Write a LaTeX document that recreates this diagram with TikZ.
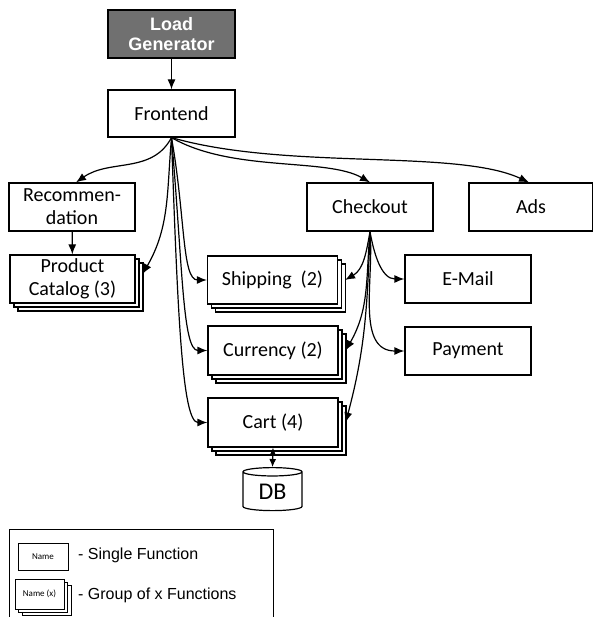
\documentclass[tikz,border=0pt]{standalone}
\usepackage{fontspec}
\setmainfont{Carlito}
\newfontfamily\arialfont{Liberation Sans}
\usetikzlibrary{arrows.meta,shapes.geometric,shadows}
\definecolor{lgfill}{HTML}{707070}
\tikzset{
  box/.style={draw, line width=1.2pt, fill=white, minimum width=126pt, minimum height=48pt,
    inner sep=2pt, align=center, font=\fontsize{20}{23}\selectfont},
  stackbox/.style={box, double copy shadow={shadow xshift=4pt, shadow yshift=-4pt,
    draw=black, fill=white, line width=1.2pt}},
  arr/.style={-{Latex[length=10pt,width=8pt]}, line width=1.2pt},
  dblarr/.style={{Latex[length=8pt,width=7pt]}-{Latex[length=8pt,width=7pt]}, line width=1.2pt},
  legtext/.style={anchor=west, inner sep=0pt, font=\arialfont\fontsize{16}{18}\selectfont},
}
\begin{document}
\begin{tikzpicture}[x=1pt,y=-1pt]
\useasboundingbox (0,0) rectangle (592,617);
% nodes
\node[box, fill=lgfill, minimum width=127pt, font=\arialfont\bfseries\fontsize{18}{20}\selectfont, text=white] (lg) at (171.5,34) {Load\\Generator};
\node[box, minimum width=127pt, minimum height=47pt] (fe) at (171.5,113.5) {Frontend};
\node[box] (rec) at (72,207) {Recommen-\\dation};
\node[stackbox, minimum width=125pt] (pc) at (72.5,279) {Product\\Catalog (3)};
\node[stackbox, minimum width=130pt] (ship) at (272.5,280) {Shipping~ (2)};
\node[stackbox, minimum width=130pt, minimum height=49pt] (cur) at (273,350.5) {Currency (2)};
\node[stackbox, minimum width=130pt, minimum height=49pt] (cart) at (273,422.5) {Cart (4)};
\node[box] (co) at (370,207) {Checkout};
\node[box, minimum width=124pt] (ads) at (531,207) {Ads};
\node[box] (mail) at (468,279) {E-Mail};
\node[box] (pay) at (468,351) {Payment};
\node[cylinder, draw, line width=1.2pt, shape border rotate=90, aspect=0.3, minimum width=59pt,
  minimum height=43pt, inner sep=0pt, font=\fontsize{24}{26}\selectfont] (db) at (272.5,491.5) {\raisebox{-3pt}{DB}};
% connectors
\draw[arr] (lg) -- (fe);
\draw[arr] (rec) -- (pc);
\draw[arr] (fe.south) to[out=-118, in=35] ([xshift=4pt]rec.north);
\draw[arr] (fe.south) to[out=-95, in=60] ([xshift=7pt,yshift=5pt]pc.east);
\draw[arr] (fe.south) .. controls +(-80:80pt) and +(180:25pt) .. (ship.west);
\draw[arr] (fe.south) .. controls +(-85:130pt) and +(180:25pt) .. (cur.west);
\draw[arr] (fe.south) .. controls +(-88:180pt) and +(180:25pt) .. (cart.west);
\draw[arr] (fe.south) .. controls +(-30:70pt) and +(150:50pt) .. (co.north);
\draw[arr] (fe.south) .. controls +(-16:120pt) and +(155:80pt) .. ([xshift=-2pt]ads.north);
\draw[arr] (co.south) to[out=-100, in=30] ([xshift=7pt]ship.east);
\draw[arr] (co.south) to[out=-95, in=60] ([xshift=7pt]cur.east);
\draw[arr] (co.south) to[out=-92, in=75] ([xshift=7pt]cart.east);
\draw[arr] (co.south) to[out=-80, in=180] (mail.west);
\draw[arr] (co.south) to[out=-85, in=180] (pay.west);
\draw[dblarr] (cart.south) -- (db.north);
% legend
\node[draw, line width=1pt, minimum width=264pt, minimum height=100pt, inner sep=0pt] (leg) at (141,579) {};
\node[box, minimum width=50pt, minimum height=27pt, line width=1pt, font=\fontsize{9}{10}\selectfont] (l1) at (43,556.5) {Name};
\node[box, minimum width=49pt, minimum height=30pt, line width=1pt, font=\fontsize{9}{10}\selectfont,
  double copy shadow={shadow xshift=3.5pt, shadow yshift=-3pt, draw=black, fill=white, line width=1pt}] (l2) at (39.5,594) {Name (x)};
\node[legtext] (t1) at (78,555) {- Single Function};
\node[legtext] (t2) at (78,595) {- Group of x Functions};
\end{tikzpicture}
\end{document}
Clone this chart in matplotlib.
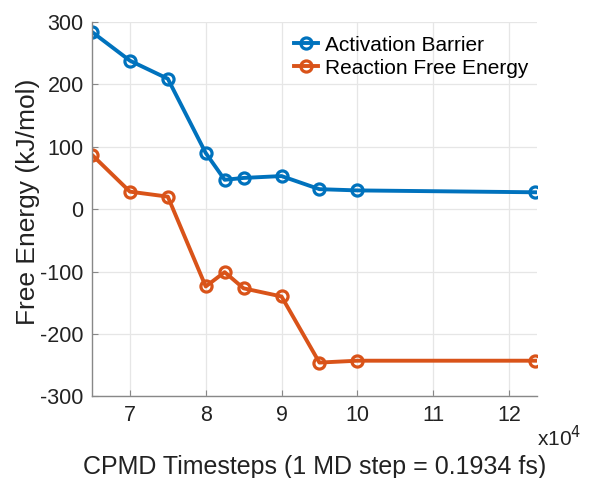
##########
*YOUR GOAL*
Without the pictures, print the whole listing exactly as given.

*RESULT*
Write a LaTeX document that recreates this diagram with TikZ.
\documentclass[tikz,border=0pt]{standalone}
\usepackage{fontspec}
\setmainfont{Carlito}
\newfontfamily\arialfont{Liberation Sans}
\usetikzlibrary{arrows.meta,shapes.geometric,shadows}
\definecolor{lgfill}{HTML}{707070}
\tikzset{
  box/.style={draw, line width=1.2pt, fill=white, minimum width=126pt, minimum height=48pt,
    inner sep=2pt, align=center, font=\fontsize{20}{23}\selectfont},
  stackbox/.style={box, double copy shadow={shadow xshift=4pt, shadow yshift=-4pt,
    draw=black, fill=white, line width=1.2pt}},
  arr/.style={-{Latex[length=10pt,width=8pt]}, line width=1.2pt},
  dblarr/.style={{Latex[length=8pt,width=7pt]}-{Latex[length=8pt,width=7pt]}, line width=1.2pt},
  legtext/.style={anchor=west, inner sep=0pt, font=\arialfont\fontsize{16}{18}\selectfont},
}
\begin{document}
\begin{tikzpicture}[x=1pt,y=-1pt]
\useasboundingbox (0,0) rectangle (592,617);
% nodes
\node[box, fill=lgfill, minimum width=127pt, font=\arialfont\bfseries\fontsize{18}{20}\selectfont, text=white] (lg) at (171.5,34) {Load\\Generator};
\node[box, minimum width=127pt, minimum height=47pt] (fe) at (171.5,113.5) {Frontend};
\node[box] (rec) at (72,207) {Recommen-\\dation};
\node[stackbox, minimum width=125pt] (pc) at (72.5,279) {Product\\Catalog (3)};
\node[stackbox, minimum width=130pt] (ship) at (272.5,280) {Shipping~ (2)};
\node[stackbox, minimum width=130pt, minimum height=49pt] (cur) at (273,350.5) {Currency (2)};
\node[stackbox, minimum width=130pt, minimum height=49pt] (cart) at (273,422.5) {Cart (4)};
\node[box] (co) at (370,207) {Checkout};
\node[box, minimum width=124pt] (ads) at (531,207) {Ads};
\node[box] (mail) at (468,279) {E-Mail};
\node[box] (pay) at (468,351) {Payment};
\node[cylinder, draw, line width=1.2pt, shape border rotate=90, aspect=0.3, minimum width=59pt,
  minimum height=43pt, inner sep=0pt, font=\fontsize{24}{26}\selectfont] (db) at (272.5,491.5) {\raisebox{-3pt}{DB}};
% connectors
\draw[arr] (lg) -- (fe);
\draw[arr] (rec) -- (pc);
\draw[arr] (fe.south) to[out=-118, in=35] ([xshift=4pt]rec.north);
\draw[arr] (fe.south) to[out=-95, in=60] ([xshift=7pt,yshift=5pt]pc.east);
\draw[arr] (fe.south) .. controls +(-80:80pt) and +(180:25pt) .. (ship.west);
\draw[arr] (fe.south) .. controls +(-85:130pt) and +(180:25pt) .. (cur.west);
\draw[arr] (fe.south) .. controls +(-88:180pt) and +(180:25pt) .. (cart.west);
\draw[arr] (fe.south) .. controls +(-30:70pt) and +(150:50pt) .. (co.north);
\draw[arr] (fe.south) .. controls +(-16:120pt) and +(155:80pt) .. ([xshift=-2pt]ads.north);
\draw[arr] (co.south) to[out=-100, in=30] ([xshift=7pt]ship.east);
\draw[arr] (co.south) to[out=-95, in=60] ([xshift=7pt]cur.east);
\draw[arr] (co.south) to[out=-92, in=75] ([xshift=7pt]cart.east);
\draw[arr] (co.south) to[out=-80, in=180] (mail.west);
\draw[arr] (co.south) to[out=-85, in=180] (pay.west);
\draw[dblarr] (cart.south) -- (db.north);
% legend
\node[draw, line width=1pt, minimum width=264pt, minimum height=100pt, inner sep=0pt] (leg) at (141,579) {};
\node[box, minimum width=50pt, minimum height=27pt, line width=1pt, font=\fontsize{9}{10}\selectfont] (l1) at (43,556.5) {Name};
\node[box, minimum width=49pt, minimum height=30pt, line width=1pt, font=\fontsize{9}{10}\selectfont,
  double copy shadow={shadow xshift=3.5pt, shadow yshift=-3pt, draw=black, fill=white, line width=1pt}] (l2) at (39.5,594) {Name (x)};
\node[legtext] (t1) at (78,555) {- Single Function};
\node[legtext] (t2) at (78,595) {- Group of x Functions};
\end{tikzpicture}
\end{document}
Clone this chart in matplotlib.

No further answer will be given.